[start of TASK INPUT]
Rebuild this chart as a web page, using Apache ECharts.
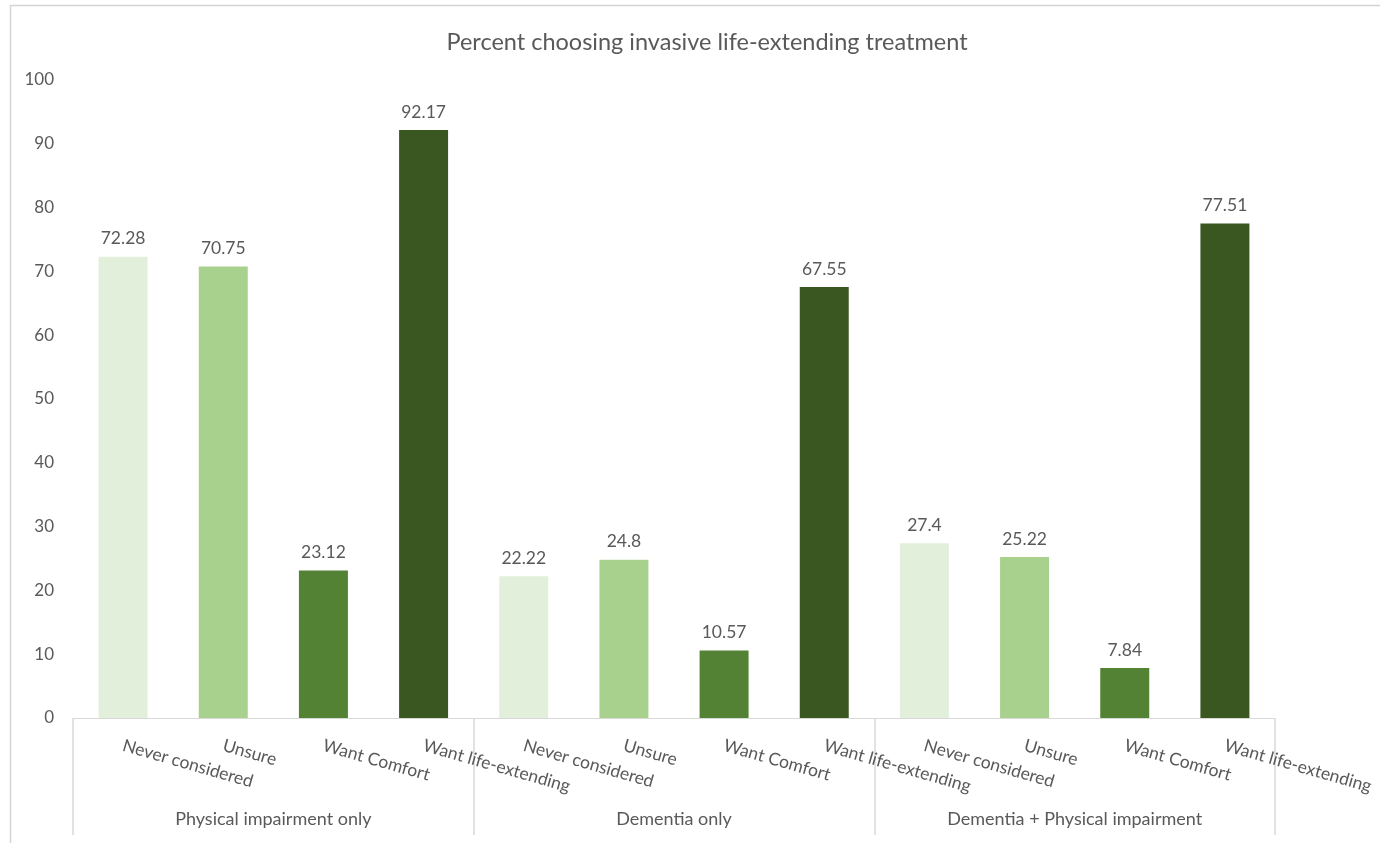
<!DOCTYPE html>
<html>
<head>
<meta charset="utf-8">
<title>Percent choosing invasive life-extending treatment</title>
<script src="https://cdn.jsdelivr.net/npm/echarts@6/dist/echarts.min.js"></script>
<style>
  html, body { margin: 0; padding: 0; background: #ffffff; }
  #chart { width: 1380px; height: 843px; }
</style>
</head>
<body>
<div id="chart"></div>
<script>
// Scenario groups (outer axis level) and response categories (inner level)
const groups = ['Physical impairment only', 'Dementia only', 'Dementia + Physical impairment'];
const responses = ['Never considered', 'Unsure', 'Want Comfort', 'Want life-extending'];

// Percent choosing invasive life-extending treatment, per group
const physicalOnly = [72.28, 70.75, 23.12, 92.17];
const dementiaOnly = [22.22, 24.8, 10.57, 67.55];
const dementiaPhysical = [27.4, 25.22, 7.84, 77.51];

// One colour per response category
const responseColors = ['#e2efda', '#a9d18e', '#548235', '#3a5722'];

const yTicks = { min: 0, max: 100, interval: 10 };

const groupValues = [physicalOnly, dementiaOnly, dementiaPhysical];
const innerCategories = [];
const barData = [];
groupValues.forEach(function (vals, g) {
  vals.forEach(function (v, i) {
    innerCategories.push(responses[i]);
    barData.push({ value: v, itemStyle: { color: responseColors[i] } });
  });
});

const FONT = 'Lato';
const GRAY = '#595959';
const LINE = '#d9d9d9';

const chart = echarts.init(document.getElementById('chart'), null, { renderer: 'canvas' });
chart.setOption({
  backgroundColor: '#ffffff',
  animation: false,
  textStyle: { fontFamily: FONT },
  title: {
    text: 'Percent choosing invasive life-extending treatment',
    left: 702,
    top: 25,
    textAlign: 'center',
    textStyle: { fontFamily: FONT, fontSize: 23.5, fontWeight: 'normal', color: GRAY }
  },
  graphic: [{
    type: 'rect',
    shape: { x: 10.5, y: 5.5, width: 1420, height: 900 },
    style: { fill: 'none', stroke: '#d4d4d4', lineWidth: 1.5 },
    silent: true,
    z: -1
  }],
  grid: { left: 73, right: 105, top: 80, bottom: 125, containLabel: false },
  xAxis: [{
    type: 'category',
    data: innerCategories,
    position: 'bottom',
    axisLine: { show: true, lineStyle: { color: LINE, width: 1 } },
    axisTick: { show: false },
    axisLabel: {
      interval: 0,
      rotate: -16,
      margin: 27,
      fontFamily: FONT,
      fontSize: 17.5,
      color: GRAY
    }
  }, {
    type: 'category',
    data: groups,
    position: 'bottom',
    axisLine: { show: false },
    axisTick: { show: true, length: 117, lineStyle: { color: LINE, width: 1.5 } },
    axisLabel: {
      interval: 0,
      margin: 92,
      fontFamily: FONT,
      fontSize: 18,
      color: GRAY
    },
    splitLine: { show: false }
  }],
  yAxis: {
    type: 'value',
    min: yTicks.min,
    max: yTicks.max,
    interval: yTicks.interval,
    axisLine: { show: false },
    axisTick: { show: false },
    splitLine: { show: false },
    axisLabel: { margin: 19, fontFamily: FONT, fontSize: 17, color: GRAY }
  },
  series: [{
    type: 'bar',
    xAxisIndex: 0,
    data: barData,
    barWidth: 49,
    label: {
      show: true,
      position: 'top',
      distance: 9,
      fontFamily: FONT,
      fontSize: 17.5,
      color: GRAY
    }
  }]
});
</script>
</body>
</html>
[end of TASK INPUT]
[start of TASK INPUT]
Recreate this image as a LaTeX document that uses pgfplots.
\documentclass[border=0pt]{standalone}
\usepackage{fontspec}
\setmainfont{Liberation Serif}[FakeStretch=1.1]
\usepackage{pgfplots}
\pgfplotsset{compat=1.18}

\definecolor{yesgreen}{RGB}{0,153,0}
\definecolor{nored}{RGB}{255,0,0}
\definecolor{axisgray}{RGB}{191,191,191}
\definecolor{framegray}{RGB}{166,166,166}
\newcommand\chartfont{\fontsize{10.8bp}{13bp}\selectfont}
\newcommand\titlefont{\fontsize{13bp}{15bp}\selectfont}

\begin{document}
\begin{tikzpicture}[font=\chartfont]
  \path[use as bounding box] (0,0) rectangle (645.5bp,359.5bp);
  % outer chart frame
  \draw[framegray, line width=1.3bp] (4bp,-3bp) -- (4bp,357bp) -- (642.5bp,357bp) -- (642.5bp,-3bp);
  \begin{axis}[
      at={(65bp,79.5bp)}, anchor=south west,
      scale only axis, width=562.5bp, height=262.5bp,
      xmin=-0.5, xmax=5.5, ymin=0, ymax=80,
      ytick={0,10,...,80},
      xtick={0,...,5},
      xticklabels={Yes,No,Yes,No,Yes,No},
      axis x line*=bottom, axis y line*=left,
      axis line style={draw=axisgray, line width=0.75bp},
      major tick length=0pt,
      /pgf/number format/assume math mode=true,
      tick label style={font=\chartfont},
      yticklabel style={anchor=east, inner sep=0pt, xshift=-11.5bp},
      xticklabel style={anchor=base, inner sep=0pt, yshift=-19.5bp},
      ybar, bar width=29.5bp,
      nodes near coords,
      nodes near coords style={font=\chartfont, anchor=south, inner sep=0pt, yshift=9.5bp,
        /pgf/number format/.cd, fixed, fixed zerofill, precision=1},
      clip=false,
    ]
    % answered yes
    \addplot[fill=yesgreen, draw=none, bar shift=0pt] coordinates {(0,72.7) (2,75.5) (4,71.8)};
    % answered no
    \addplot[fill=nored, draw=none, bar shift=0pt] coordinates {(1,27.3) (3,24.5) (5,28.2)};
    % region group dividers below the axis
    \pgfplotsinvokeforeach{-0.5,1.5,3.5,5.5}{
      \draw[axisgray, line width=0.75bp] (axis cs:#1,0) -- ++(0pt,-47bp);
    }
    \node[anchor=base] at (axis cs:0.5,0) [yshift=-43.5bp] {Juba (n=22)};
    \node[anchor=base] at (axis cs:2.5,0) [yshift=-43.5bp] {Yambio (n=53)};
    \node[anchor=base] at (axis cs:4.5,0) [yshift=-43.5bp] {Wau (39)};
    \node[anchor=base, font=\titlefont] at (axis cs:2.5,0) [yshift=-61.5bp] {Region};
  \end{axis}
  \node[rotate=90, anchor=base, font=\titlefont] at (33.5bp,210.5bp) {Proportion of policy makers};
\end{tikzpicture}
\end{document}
[end of TASK INPUT]
* **THE TASK**
Among the records above, how many lines carry the string "this"? Reply with the number alone.

* **RIGHT ANSWER**
2